Our show this year is looking pretty awesome so far, drill-wise and music-wise. I can’t wait to see a finished result because at the rate we’re going it’s going to be one heck of a half-time show. It’ll be such a shame if the student section is lame and decides to leave the football game at half-time.
Despite all the pain I’m in, I love being able to see my friends from band and catch up with them. I’ve also met some new members and they’re awesome too. This is what I love about band. It brings people together, no matter which state you’re from, whether you’ve marched before, or what year you’re in.

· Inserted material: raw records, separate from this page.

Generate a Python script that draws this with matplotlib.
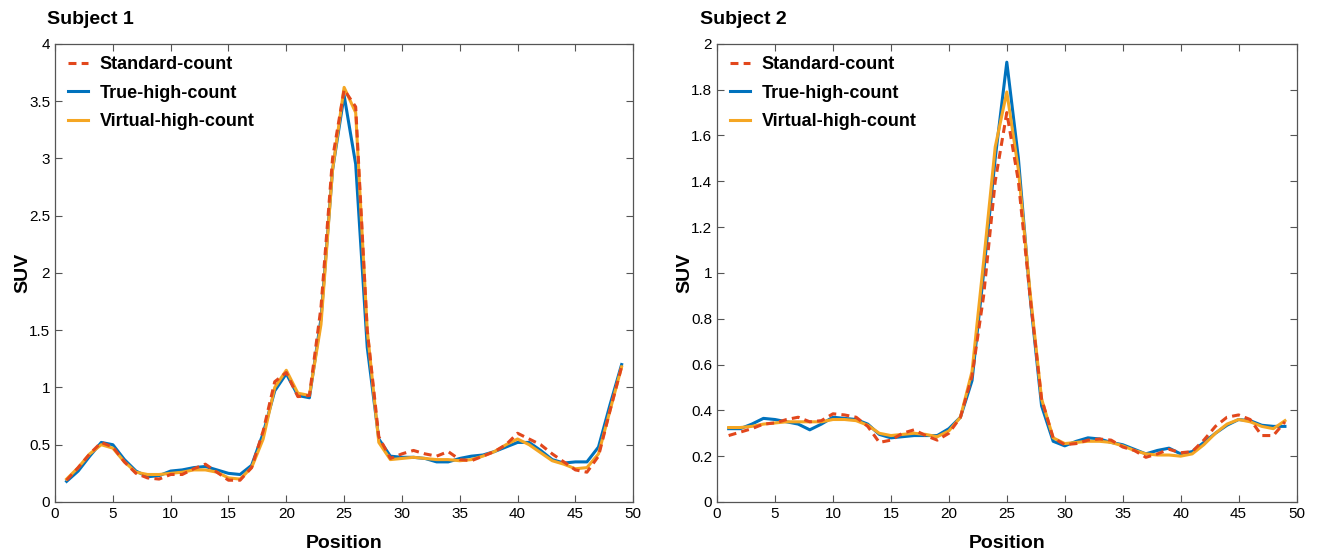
import matplotlib
matplotlib.use("Agg")
import matplotlib.pyplot as plt
import numpy as np

plt.rcParams['font.family'] = ['Liberation Sans', 'DejaVu Sans']

positions = list(range(1, 50))

s1_standard = [0.19, 0.30, 0.42, 0.52, 0.48, 0.35, 0.25, 0.21, 0.20, 0.24,
               0.24, 0.29, 0.33, 0.26, 0.19, 0.19, 0.30, 0.62, 1.05, 1.13,
               0.92, 0.93, 1.70, 3.00, 3.60, 3.45, 1.50, 0.57, 0.38, 0.42,
               0.45, 0.42, 0.40, 0.44, 0.37, 0.36, 0.40, 0.44, 0.50, 0.60,
               0.55, 0.50, 0.42, 0.35, 0.28, 0.26, 0.40, 0.80, 1.18]
s1_true = [0.18, 0.27, 0.40, 0.52, 0.50, 0.37, 0.27, 0.22, 0.23, 0.27,
           0.28, 0.30, 0.31, 0.28, 0.25, 0.24, 0.32, 0.60, 0.97, 1.12,
           0.93, 0.91, 1.60, 2.90, 3.55, 2.95, 1.35, 0.55, 0.40, 0.39,
           0.39, 0.38, 0.35, 0.35, 0.38, 0.40, 0.41, 0.44, 0.48, 0.52,
           0.52, 0.45, 0.37, 0.34, 0.35, 0.35, 0.48, 0.85, 1.20]
s1_virtual = [0.20, 0.30, 0.42, 0.50, 0.47, 0.35, 0.26, 0.24, 0.24, 0.25,
              0.26, 0.28, 0.28, 0.26, 0.21, 0.20, 0.30, 0.55, 1.00, 1.15,
              0.95, 0.93, 1.55, 2.90, 3.62, 3.40, 1.50, 0.52, 0.37, 0.38,
              0.39, 0.38, 0.37, 0.37, 0.36, 0.37, 0.40, 0.44, 0.50, 0.55,
              0.50, 0.43, 0.36, 0.33, 0.29, 0.30, 0.42, 0.80, 1.18]

s2_standard = [0.29, 0.305, 0.32, 0.34, 0.345, 0.36, 0.37, 0.35, 0.355, 0.385,
               0.38, 0.37, 0.33, 0.26, 0.27, 0.30, 0.315, 0.29, 0.27, 0.30,
               0.37, 0.55, 0.90, 1.40, 1.70, 1.40, 0.90, 0.45, 0.28, 0.25,
               0.255, 0.27, 0.275, 0.27, 0.24, 0.225, 0.195, 0.21, 0.23, 0.215,
               0.22, 0.27, 0.33, 0.37, 0.38, 0.36, 0.29, 0.29, 0.35]
s2_true = [0.32, 0.32, 0.34, 0.365, 0.36, 0.35, 0.34, 0.315, 0.34, 0.37,
           0.365, 0.36, 0.34, 0.295, 0.28, 0.285, 0.29, 0.29, 0.29, 0.32,
           0.37, 0.53, 1.00, 1.50, 1.92, 1.50, 0.90, 0.42, 0.265, 0.245,
           0.265, 0.28, 0.275, 0.26, 0.25, 0.23, 0.21, 0.225, 0.235, 0.21,
           0.22, 0.26, 0.30, 0.335, 0.36, 0.355, 0.335, 0.33, 0.33]
s2_virtual = [0.325, 0.325, 0.33, 0.34, 0.345, 0.35, 0.35, 0.35, 0.35, 0.36,
              0.36, 0.355, 0.335, 0.30, 0.29, 0.295, 0.30, 0.295, 0.285, 0.31,
              0.37, 0.57, 1.05, 1.55, 1.79, 1.45, 0.92, 0.45, 0.28, 0.255,
              0.26, 0.265, 0.265, 0.26, 0.245, 0.225, 0.21, 0.205, 0.205, 0.20,
              0.21, 0.25, 0.30, 0.34, 0.36, 0.35, 0.33, 0.32, 0.355]

labels = ["Standard-count", "True-high-count", "Virtual-high-count"]
colors = ["#E2471C", "#0072BD", "#F5A623"]

fig = plt.figure(figsize=(13.23, 5.58), dpi=100)
ax1 = fig.add_axes([0.0416, 0.1004, 0.437, 0.821])
ax2 = fig.add_axes([0.542, 0.1004, 0.438, 0.821])

def draw(ax, std, tru, vir, ylim, yticks, yticklabels, title, title_x):
    ax.plot(positions, std, color=colors[0], lw=2.2, ls=(0, (2.6, 1.7)), label=labels[0], zorder=3)
    ax.plot(positions, tru, color=colors[1], lw=2.2, label=labels[1], zorder=2)
    ax.plot(positions, vir, color=colors[2], lw=2.2, label=labels[2], zorder=2.5)
    ax.set_xlim(0, 50)
    ax.set_ylim(*ylim)
    ax.set_xticks(range(0, 51, 5))
    ax.set_yticks(yticks)
    ax.set_yticklabels(yticklabels)
    ax.tick_params(direction='in', top=True, right=True, labelsize=11,
                   length=5, color='#555555', width=0.8)
    for sp in ax.spines.values():
        sp.set_color('#555555')
        sp.set_linewidth(0.9)
    ax.set_xlabel("Position", fontsize=14, fontweight='bold', labelpad=10)
    ax.set_ylabel("SUV", fontsize=14, fontweight='bold', labelpad=-1.5)
    ax.text(title_x, 1.035, title, transform=ax.transAxes, fontsize=14,
            fontweight='bold', ha='left', va='bottom')
    leg = ax.legend(loc='upper left', frameon=False,
                    prop={'weight': 'bold', 'size': 13}, handlelength=1.1,
                    handletextpad=0.65, labelspacing=0.62,
                    bbox_to_anchor=(-0.006, 1.008))
    return leg

draw(ax1, s1_standard, s1_true, s1_virtual, (0, 4),
     [0, 0.5, 1, 1.5, 2, 2.5, 3, 3.5, 4],
     ["0", "0.5", "1", "1.5", "2", "2.5", "3", "3.5", "4"], "Subject 1", -0.014)
draw(ax2, s2_standard, s2_true, s2_virtual, (0, 2),
     [0, 0.2, 0.4, 0.6, 0.8, 1, 1.2, 1.4, 1.6, 1.8, 2],
     ["0", "0.2", "0.4", "0.6", "0.8", "1", "1.2", "1.4", "1.6", "1.8", "2"], "Subject 2", -0.029)

fig.savefig("out.png", dpi=100)
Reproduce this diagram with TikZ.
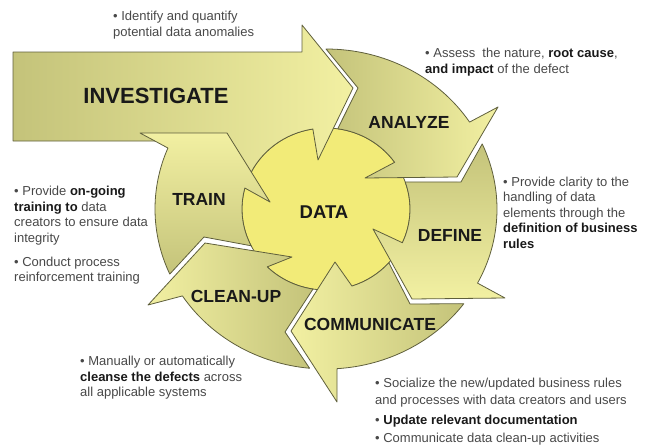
\documentclass[tikz,border=0pt]{standalone}
\usepackage{fontspec}
\setmainfont{Liberation Sans}
\usetikzlibrary{calc}

\definecolor{olivedark}{RGB}{196,195,122}
\definecolor{olivelight}{RGB}{242,240,162}
\definecolor{datafill}{RGB}{242,235,120}
\definecolor{edge}{RGB}{95,95,60}
\definecolor{bodytext}{RGB}{72,72,72}
\definecolor{boldtext}{RGB}{25,25,25}
\newcommand\keyterm[1]{\textbf{\color{boldtext}#1}}

\begin{document}
\begin{tikzpicture}[x=1pt,y=1pt,
  ringpart/.style={draw=edge, line width=0.8pt, line join=round},
  stage/.style={font=\fontsize{17.5}{20}\selectfont\bfseries, text=boldtext, inner sep=0pt},
  % notes are placed by the baseline of their last line
  note/.style={font=\fontsize{13}{15.5}\selectfont, text=bodytext, align=left, anchor=base west, inner sep=0pt},
  outerarc/.style={x radius=171, y radius=160},
  innerarc/.style={x radius=84, y radius=81}
]
\useasboundingbox (0,0) rectangle (645,-447);
\coordinate (C) at (326,-209);

% central DATA disc
\draw[ringpart, fill=datafill] (C) ellipse [x radius=84, y radius=81];

% INVESTIGATE: straight arrow entering the cycle
\draw[ringpart, left color=olivedark, right color=olivelight]
  (13,-52) -- (302,-52) -- (302,-25) -- (353,-88) -- (318,-160)
  -- ($(C)+(99:84 and 81)$) arc[start angle=99, end angle=157, innerarc]
  -- (229,-141) -- (13,-141) -- cycle;

% ANALYZE
\draw[ringpart, left color=olivedark, right color=olivelight]
  ($(C)+(90:171 and 160)$) arc[start angle=90, end angle=32.9, outerarc]
  -- (498,-107) -- (457,-177) -- (365,-178)
  -- ($(C)+(35.2:84 and 81)$) arc[start angle=35.2, end angle=82, innerarc]
  -- (358,-88) -- cycle;

% DEFINE
\draw[ringpart, top color=olivedark, bottom color=olivelight]
  ($(C)+(24:171 and 160)$) arc[start angle=24, end angle=-27.6, outerarc]
  -- (505,-298) -- (412,-299) -- (373,-229)
  -- ($(C)+(-24.6:84 and 81)$) arc[start angle=-24.6, end angle=19.5, innerarc]
  -- (461,-182) -- cycle;

% COMMUNICATE
\draw[ringpart, left color=olivelight, right color=olivedark]
  ($(C)+(-36.3:171 and 160)$) arc[start angle=-36.3, end angle=-86.3, outerarc]
  -- (337,-402) -- (291,-331) -- (335,-262)
  -- ($(C)+(-72:84 and 81)$) arc[start angle=-72, end angle=-41.6, innerarc]
  -- (410,-304) -- cycle;

% CLEAN-UP
\draw[ringpart, left color=olivelight, right color=olivedark]
  ($(C)+(-95.5:171 and 160)$) arc[start angle=-95.5, end angle=-147.1, outerarc]
  -- (148,-305) -- (205,-243) -- (292,-257)
  -- ($(C)+(-134.4:84 and 81)$) arc[start angle=-134.4, end angle=-98.9, innerarc]
  -- (285,-332) -- cycle;

% TRAIN
\draw[ringpart, top color=olivelight, bottom color=olivedark]
  ($(C)+(204:171 and 160)$) arc[start angle=204, end angle=157.6, outerarc]
  -- (140,-133) -- (227,-133) -- (270,-202)
  -- ($(C)+(165:84 and 81)$) arc[start angle=165, end angle=207, innerarc]
  -- (204,-237) -- cycle;

% stage labels
\node[stage, font=\fontsize{22}{24}\selectfont\bfseries] (investigate) at (156,-96) {INVESTIGATE};
\node[stage] (analyze) at (409,-122) {ANALYZE};
\node[stage] (define) at (450,-235) {DEFINE};
\node[stage] (communicate) at (370,-324) {COMMUNICATE};
\node[stage] (cleanup) at (236,-296) {CLEAN-UP};
\node[stage] (train) at (199,-199) {TRAIN};
\node[stage, font=\fontsize{18.5}{20}\selectfont\bfseries] (data) at (324,-212) {DATA};

% notes
\node[note] (investigatenote) at (113,-36) {• Identify and quantify\\potential data anomalies};
\node[note, font=\fontsize{13}{16}\selectfont] (analyzenote) at (425,-73.5) {• Assess~ the nature, \keyterm{root cause},\\\keyterm{and impact} of the defect};
\node[note] (definenote) at (503,-248) {• Provide clarity to the\\handling of data\\elements through the\\\keyterm{definition of business}\\\keyterm{rules}};
\node[note] (trainnote) at (14,-242) {• Provide \keyterm{on-going}\\\keyterm{training to} data\\creators to ensure data\\integrity};
\node[note] (trainnoteb) at (14,-281.5) {• Conduct process\\reinforcement training};
\node[note] (cleanupnote) at (80,-396.5) {• Manually or automatically\\\keyterm{cleanse the defects} across\\all applicable systems};
\node[note, font=\fontsize{13}{17}\selectfont] (communicatenote) at (375,-404.5) {• Socialize the new/updated business rules\\and processes with data creators and users};
\node[note] (communicatenoteb) at (375,-424.5) {• \keyterm{Update relevant documentation}};
\node[note] (communicatenotec) at (375,-442.5) {• Communicate data clean-up activities};
\end{tikzpicture}
\end{document}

And a thought struck me today while running through a rep. Marching band is truly an amazing activity. Here was a group of over 300 people, all moving at the same time in more or less the same fashion, and playing music, without anything disastrous happening. Maybe I’m not good at conveying that thought through words but try taking a random group of 300 strangers and get them to do the same thing.
If you think marching band is a simple activity you’ve got it all wrong. There is so much running through a marching band member’s mind at one time. I’ve got to hit this line. I’ve got to make my steps bigger. I’ve got to step with my left foot. I’ve got to keep perfect posture. I’ve got to get this rhythm right. I’ve got to play these accidentals. I’ve got to play it louder. I’ve got to keep my eyes on the drum major. I’ve got to keep my eyes on everyone around me. I’ve got to consciously not listen to what is being played on the other side of the field. I’ve got to face the front of the field while marching to the sides. And so much more.
Yeah, so I just wanted to write that down just for a record that I actually had some sort of higher philosophical thought about marching band…
Andddd all the girls on our floor just got serenaded by the music fraternity. I don’t really know what to write now so…
Tomorrow I’m moving to my permanent housing for the year. I’m super excited. I don’t think I’ve ever wanted to go back to school this much.